**Problem description**
Below is a block of records; return all of them exactly, but without the images.

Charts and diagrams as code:

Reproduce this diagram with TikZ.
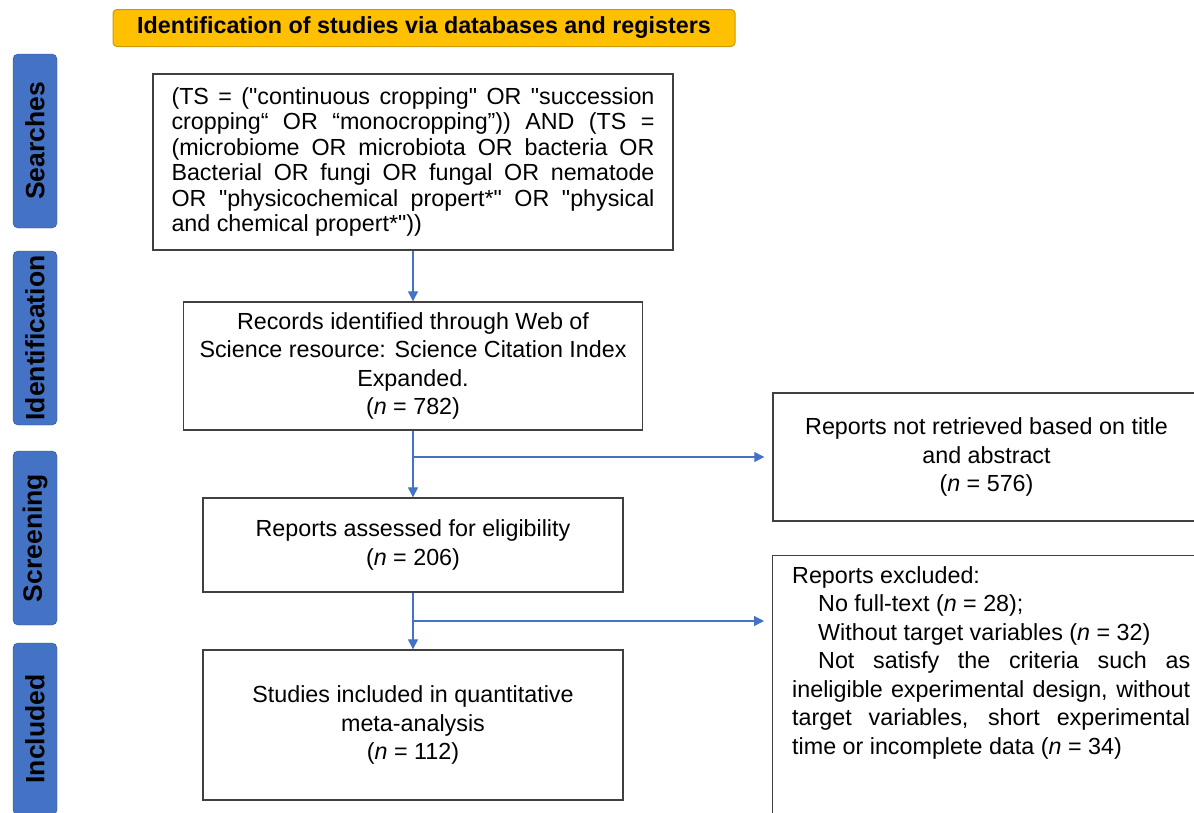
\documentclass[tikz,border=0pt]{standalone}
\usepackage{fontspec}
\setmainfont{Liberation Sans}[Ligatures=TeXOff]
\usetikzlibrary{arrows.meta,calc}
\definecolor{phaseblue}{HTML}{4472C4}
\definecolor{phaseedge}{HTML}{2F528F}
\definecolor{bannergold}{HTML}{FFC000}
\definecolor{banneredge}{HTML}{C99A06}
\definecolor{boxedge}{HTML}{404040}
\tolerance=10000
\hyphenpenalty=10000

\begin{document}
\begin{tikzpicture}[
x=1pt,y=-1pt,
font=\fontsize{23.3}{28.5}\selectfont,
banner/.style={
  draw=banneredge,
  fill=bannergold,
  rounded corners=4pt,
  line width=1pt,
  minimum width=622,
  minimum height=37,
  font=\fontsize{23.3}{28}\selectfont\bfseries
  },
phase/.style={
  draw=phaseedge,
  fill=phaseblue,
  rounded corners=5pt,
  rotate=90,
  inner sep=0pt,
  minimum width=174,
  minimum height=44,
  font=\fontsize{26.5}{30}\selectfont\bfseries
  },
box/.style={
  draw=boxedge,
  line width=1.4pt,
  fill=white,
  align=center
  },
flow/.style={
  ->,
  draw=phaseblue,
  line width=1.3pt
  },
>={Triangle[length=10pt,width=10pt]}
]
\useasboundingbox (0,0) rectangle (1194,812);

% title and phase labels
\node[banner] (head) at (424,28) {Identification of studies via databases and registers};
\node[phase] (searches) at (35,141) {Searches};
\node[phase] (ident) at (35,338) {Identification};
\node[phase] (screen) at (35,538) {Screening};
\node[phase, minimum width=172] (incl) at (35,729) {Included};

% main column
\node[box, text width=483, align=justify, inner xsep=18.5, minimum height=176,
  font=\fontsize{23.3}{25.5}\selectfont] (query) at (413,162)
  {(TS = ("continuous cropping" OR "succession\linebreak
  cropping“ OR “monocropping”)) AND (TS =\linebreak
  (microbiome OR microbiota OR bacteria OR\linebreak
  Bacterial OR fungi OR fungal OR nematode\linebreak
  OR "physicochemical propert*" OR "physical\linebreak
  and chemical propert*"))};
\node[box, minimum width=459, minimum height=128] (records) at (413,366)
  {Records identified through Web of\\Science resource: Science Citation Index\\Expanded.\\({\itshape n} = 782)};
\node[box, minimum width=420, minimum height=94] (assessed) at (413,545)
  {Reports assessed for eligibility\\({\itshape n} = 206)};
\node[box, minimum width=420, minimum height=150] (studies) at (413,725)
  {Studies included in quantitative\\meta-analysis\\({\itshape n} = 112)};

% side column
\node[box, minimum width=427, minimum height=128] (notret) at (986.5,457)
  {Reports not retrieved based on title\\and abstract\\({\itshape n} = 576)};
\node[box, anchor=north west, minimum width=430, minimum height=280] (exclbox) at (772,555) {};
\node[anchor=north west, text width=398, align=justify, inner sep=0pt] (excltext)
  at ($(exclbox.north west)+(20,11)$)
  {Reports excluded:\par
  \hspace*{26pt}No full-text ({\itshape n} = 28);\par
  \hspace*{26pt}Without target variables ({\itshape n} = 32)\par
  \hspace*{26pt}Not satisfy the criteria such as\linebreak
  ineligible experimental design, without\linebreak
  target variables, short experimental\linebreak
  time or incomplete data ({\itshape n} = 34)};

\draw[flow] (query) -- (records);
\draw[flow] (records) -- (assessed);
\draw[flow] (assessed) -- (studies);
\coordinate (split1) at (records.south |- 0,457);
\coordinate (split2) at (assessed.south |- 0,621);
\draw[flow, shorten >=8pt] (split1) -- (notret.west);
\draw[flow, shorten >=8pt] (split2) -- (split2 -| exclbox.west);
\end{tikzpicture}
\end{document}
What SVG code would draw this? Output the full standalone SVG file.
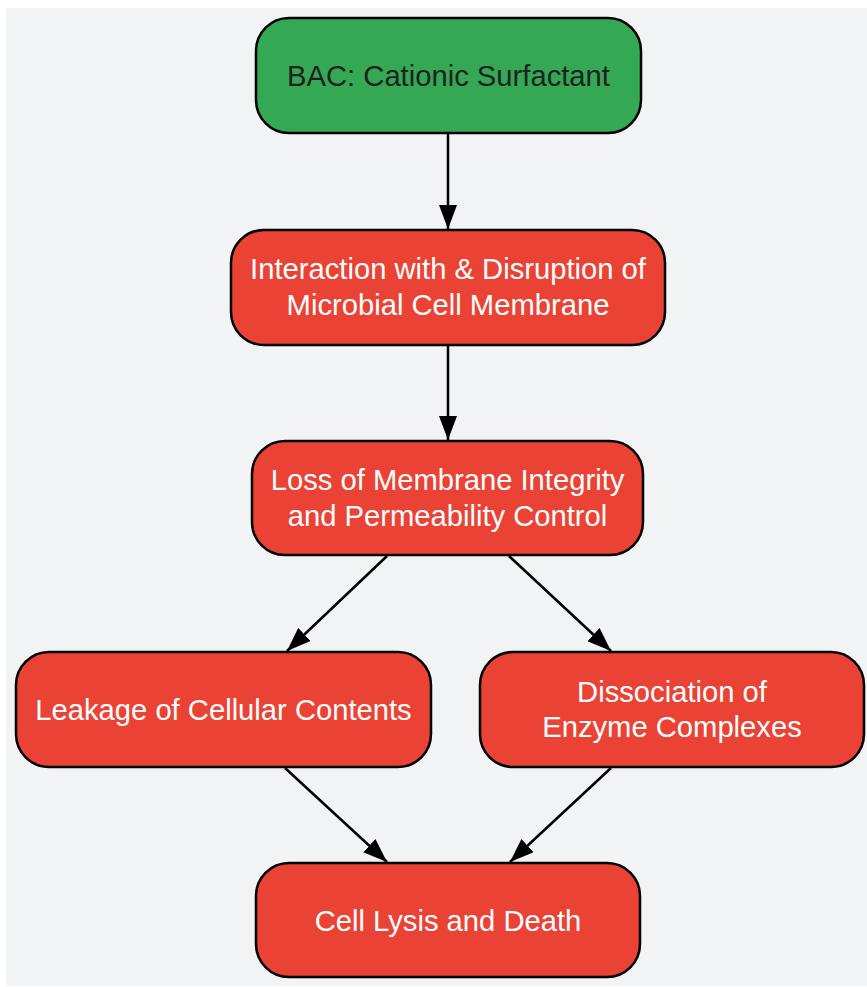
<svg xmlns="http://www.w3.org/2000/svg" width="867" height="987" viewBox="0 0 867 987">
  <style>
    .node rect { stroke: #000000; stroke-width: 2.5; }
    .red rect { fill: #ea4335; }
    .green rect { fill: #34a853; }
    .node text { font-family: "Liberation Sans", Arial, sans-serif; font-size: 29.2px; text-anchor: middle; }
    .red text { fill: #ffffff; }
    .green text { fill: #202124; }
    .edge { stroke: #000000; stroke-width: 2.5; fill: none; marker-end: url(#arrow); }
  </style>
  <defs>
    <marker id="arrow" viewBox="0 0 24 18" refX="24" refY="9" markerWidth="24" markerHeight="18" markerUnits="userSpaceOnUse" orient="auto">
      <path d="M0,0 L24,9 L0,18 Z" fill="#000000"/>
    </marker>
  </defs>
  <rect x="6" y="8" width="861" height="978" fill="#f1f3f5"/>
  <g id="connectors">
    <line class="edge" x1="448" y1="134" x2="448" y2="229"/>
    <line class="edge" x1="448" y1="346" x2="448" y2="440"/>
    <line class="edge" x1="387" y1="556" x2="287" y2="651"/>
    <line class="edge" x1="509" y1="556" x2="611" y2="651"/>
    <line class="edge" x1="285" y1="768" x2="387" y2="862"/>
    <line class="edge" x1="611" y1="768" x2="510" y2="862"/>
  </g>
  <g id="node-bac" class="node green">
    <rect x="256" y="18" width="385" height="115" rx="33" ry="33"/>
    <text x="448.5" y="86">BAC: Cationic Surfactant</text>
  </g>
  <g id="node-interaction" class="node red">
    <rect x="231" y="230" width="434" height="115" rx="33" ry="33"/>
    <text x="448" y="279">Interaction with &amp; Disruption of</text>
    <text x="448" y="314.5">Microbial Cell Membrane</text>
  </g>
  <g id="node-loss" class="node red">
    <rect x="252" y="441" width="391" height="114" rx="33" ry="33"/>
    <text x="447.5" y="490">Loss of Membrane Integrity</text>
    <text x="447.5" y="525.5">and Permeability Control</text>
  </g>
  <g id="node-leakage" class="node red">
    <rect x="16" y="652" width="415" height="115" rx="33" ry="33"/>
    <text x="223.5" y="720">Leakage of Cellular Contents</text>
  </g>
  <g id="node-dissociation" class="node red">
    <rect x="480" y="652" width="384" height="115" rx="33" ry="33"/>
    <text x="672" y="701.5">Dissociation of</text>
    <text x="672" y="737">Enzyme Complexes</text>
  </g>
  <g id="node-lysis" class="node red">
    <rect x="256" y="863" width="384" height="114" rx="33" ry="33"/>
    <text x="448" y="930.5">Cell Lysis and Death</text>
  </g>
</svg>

**Finished answer**
Reproduce this diagram with TikZ.
\documentclass[tikz,border=0pt]{standalone}
\usepackage{fontspec}
\setmainfont{Liberation Sans}[Ligatures=TeXOff]
\usetikzlibrary{arrows.meta,calc}
\definecolor{phaseblue}{HTML}{4472C4}
\definecolor{phaseedge}{HTML}{2F528F}
\definecolor{bannergold}{HTML}{FFC000}
\definecolor{banneredge}{HTML}{C99A06}
\definecolor{boxedge}{HTML}{404040}
\tolerance=10000
\hyphenpenalty=10000

\begin{document}
\begin{tikzpicture}[
x=1pt,y=-1pt,
font=\fontsize{23.3}{28.5}\selectfont,
banner/.style={
  draw=banneredge,
  fill=bannergold,
  rounded corners=4pt,
  line width=1pt,
  minimum width=622,
  minimum height=37,
  font=\fontsize{23.3}{28}\selectfont\bfseries
  },
phase/.style={
  draw=phaseedge,
  fill=phaseblue,
  rounded corners=5pt,
  rotate=90,
  inner sep=0pt,
  minimum width=174,
  minimum height=44,
  font=\fontsize{26.5}{30}\selectfont\bfseries
  },
box/.style={
  draw=boxedge,
  line width=1.4pt,
  fill=white,
  align=center
  },
flow/.style={
  ->,
  draw=phaseblue,
  line width=1.3pt
  },
>={Triangle[length=10pt,width=10pt]}
]
\useasboundingbox (0,0) rectangle (1194,812);

% title and phase labels
\node[banner] (head) at (424,28) {Identification of studies via databases and registers};
\node[phase] (searches) at (35,141) {Searches};
\node[phase] (ident) at (35,338) {Identification};
\node[phase] (screen) at (35,538) {Screening};
\node[phase, minimum width=172] (incl) at (35,729) {Included};

% main column
\node[box, text width=483, align=justify, inner xsep=18.5, minimum height=176,
  font=\fontsize{23.3}{25.5}\selectfont] (query) at (413,162)
  {(TS = ("continuous cropping" OR "succession\linebreak
  cropping“ OR “monocropping”)) AND (TS =\linebreak
  (microbiome OR microbiota OR bacteria OR\linebreak
  Bacterial OR fungi OR fungal OR nematode\linebreak
  OR "physicochemical propert*" OR "physical\linebreak
  and chemical propert*"))};
\node[box, minimum width=459, minimum height=128] (records) at (413,366)
  {Records identified through Web of\\Science resource: Science Citation Index\\Expanded.\\({\itshape n} = 782)};
\node[box, minimum width=420, minimum height=94] (assessed) at (413,545)
  {Reports assessed for eligibility\\({\itshape n} = 206)};
\node[box, minimum width=420, minimum height=150] (studies) at (413,725)
  {Studies included in quantitative\\meta-analysis\\({\itshape n} = 112)};

% side column
\node[box, minimum width=427, minimum height=128] (notret) at (986.5,457)
  {Reports not retrieved based on title\\and abstract\\({\itshape n} = 576)};
\node[box, anchor=north west, minimum width=430, minimum height=280] (exclbox) at (772,555) {};
\node[anchor=north west, text width=398, align=justify, inner sep=0pt] (excltext)
  at ($(exclbox.north west)+(20,11)$)
  {Reports excluded:\par
  \hspace*{26pt}No full-text ({\itshape n} = 28);\par
  \hspace*{26pt}Without target variables ({\itshape n} = 32)\par
  \hspace*{26pt}Not satisfy the criteria such as\linebreak
  ineligible experimental design, without\linebreak
  target variables, short experimental\linebreak
  time or incomplete data ({\itshape n} = 34)};

\draw[flow] (query) -- (records);
\draw[flow] (records) -- (assessed);
\draw[flow] (assessed) -- (studies);
\coordinate (split1) at (records.south |- 0,457);
\coordinate (split2) at (assessed.south |- 0,621);
\draw[flow, shorten >=8pt] (split1) -- (notret.west);
\draw[flow, shorten >=8pt] (split2) -- (split2 -| exclbox.west);
\end{tikzpicture}
\end{document}
What SVG code would draw this? Output the full standalone SVG file.
<svg xmlns="http://www.w3.org/2000/svg" width="867" height="987" viewBox="0 0 867 987">
  <style>
    .node rect { stroke: #000000; stroke-width: 2.5; }
    .red rect { fill: #ea4335; }
    .green rect { fill: #34a853; }
    .node text { font-family: "Liberation Sans", Arial, sans-serif; font-size: 29.2px; text-anchor: middle; }
    .red text { fill: #ffffff; }
    .green text { fill: #202124; }
    .edge { stroke: #000000; stroke-width: 2.5; fill: none; marker-end: url(#arrow); }
  </style>
  <defs>
    <marker id="arrow" viewBox="0 0 24 18" refX="24" refY="9" markerWidth="24" markerHeight="18" markerUnits="userSpaceOnUse" orient="auto">
      <path d="M0,0 L24,9 L0,18 Z" fill="#000000"/>
    </marker>
  </defs>
  <rect x="6" y="8" width="861" height="978" fill="#f1f3f5"/>
  <g id="connectors">
    <line class="edge" x1="448" y1="134" x2="448" y2="229"/>
    <line class="edge" x1="448" y1="346" x2="448" y2="440"/>
    <line class="edge" x1="387" y1="556" x2="287" y2="651"/>
    <line class="edge" x1="509" y1="556" x2="611" y2="651"/>
    <line class="edge" x1="285" y1="768" x2="387" y2="862"/>
    <line class="edge" x1="611" y1="768" x2="510" y2="862"/>
  </g>
  <g id="node-bac" class="node green">
    <rect x="256" y="18" width="385" height="115" rx="33" ry="33"/>
    <text x="448.5" y="86">BAC: Cationic Surfactant</text>
  </g>
  <g id="node-interaction" class="node red">
    <rect x="231" y="230" width="434" height="115" rx="33" ry="33"/>
    <text x="448" y="279">Interaction with &amp; Disruption of</text>
    <text x="448" y="314.5">Microbial Cell Membrane</text>
  </g>
  <g id="node-loss" class="node red">
    <rect x="252" y="441" width="391" height="114" rx="33" ry="33"/>
    <text x="447.5" y="490">Loss of Membrane Integrity</text>
    <text x="447.5" y="525.5">and Permeability Control</text>
  </g>
  <g id="node-leakage" class="node red">
    <rect x="16" y="652" width="415" height="115" rx="33" ry="33"/>
    <text x="223.5" y="720">Leakage of Cellular Contents</text>
  </g>
  <g id="node-dissociation" class="node red">
    <rect x="480" y="652" width="384" height="115" rx="33" ry="33"/>
    <text x="672" y="701.5">Dissociation of</text>
    <text x="672" y="737">Enzyme Complexes</text>
  </g>
  <g id="node-lysis" class="node red">
    <rect x="256" y="863" width="384" height="114" rx="33" ry="33"/>
    <text x="448" y="930.5">Cell Lysis and Death</text>
  </g>
</svg>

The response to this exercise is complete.